# START OF PROVIDED DATA

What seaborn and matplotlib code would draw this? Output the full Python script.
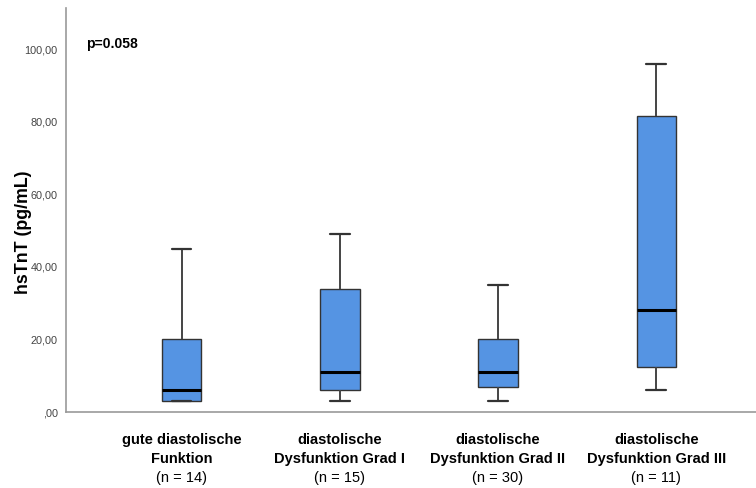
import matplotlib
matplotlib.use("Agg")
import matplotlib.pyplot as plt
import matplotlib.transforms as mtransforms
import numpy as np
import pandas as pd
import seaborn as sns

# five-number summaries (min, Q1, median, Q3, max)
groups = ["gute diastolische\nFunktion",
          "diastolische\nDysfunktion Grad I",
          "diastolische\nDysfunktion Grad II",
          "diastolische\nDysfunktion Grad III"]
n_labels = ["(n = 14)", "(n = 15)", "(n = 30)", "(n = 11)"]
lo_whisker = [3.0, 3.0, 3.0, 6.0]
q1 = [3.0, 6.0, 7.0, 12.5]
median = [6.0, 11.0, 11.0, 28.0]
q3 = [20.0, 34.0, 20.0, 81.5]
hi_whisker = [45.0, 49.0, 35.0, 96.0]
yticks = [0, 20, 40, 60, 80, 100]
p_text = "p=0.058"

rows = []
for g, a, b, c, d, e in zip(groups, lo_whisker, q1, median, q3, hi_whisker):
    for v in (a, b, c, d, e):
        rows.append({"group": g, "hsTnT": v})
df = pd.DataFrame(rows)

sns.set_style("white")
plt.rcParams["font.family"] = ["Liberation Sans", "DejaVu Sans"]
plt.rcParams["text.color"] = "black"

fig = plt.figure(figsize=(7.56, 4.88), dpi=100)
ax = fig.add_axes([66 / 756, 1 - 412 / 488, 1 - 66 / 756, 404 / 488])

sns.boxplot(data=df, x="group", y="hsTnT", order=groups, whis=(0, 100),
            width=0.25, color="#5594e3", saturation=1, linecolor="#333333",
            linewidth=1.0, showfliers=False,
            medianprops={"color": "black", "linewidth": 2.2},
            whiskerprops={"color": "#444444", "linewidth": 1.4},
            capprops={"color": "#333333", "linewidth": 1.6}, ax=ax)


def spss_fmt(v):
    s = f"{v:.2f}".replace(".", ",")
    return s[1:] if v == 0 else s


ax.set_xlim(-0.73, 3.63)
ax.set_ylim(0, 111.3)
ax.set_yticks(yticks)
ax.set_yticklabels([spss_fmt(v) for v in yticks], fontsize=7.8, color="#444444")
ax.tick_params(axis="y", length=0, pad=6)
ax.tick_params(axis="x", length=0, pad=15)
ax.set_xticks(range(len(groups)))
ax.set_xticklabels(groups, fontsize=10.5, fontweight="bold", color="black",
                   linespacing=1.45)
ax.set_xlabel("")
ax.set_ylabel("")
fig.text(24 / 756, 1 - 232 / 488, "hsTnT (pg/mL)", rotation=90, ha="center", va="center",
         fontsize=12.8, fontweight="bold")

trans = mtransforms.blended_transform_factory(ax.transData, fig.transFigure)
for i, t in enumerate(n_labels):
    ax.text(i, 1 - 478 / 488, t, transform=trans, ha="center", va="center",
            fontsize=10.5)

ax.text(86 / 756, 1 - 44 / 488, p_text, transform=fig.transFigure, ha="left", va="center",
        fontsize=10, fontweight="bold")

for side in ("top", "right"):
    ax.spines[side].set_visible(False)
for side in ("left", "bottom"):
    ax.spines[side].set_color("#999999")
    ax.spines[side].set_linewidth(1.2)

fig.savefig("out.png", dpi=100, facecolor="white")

# END OF PROVIDED DATA

> [SET EXERCISE]
Repeat the listing above up to and including the line with "import seaborn as sns", starting from its first line. Drop any pictures.

> [RESULT BELOW]
What seaborn and matplotlib code would draw this? Output the full Python script.
import matplotlib
matplotlib.use("Agg")
import matplotlib.pyplot as plt
import matplotlib.transforms as mtransforms
import numpy as np
import pandas as pd
import seaborn as sns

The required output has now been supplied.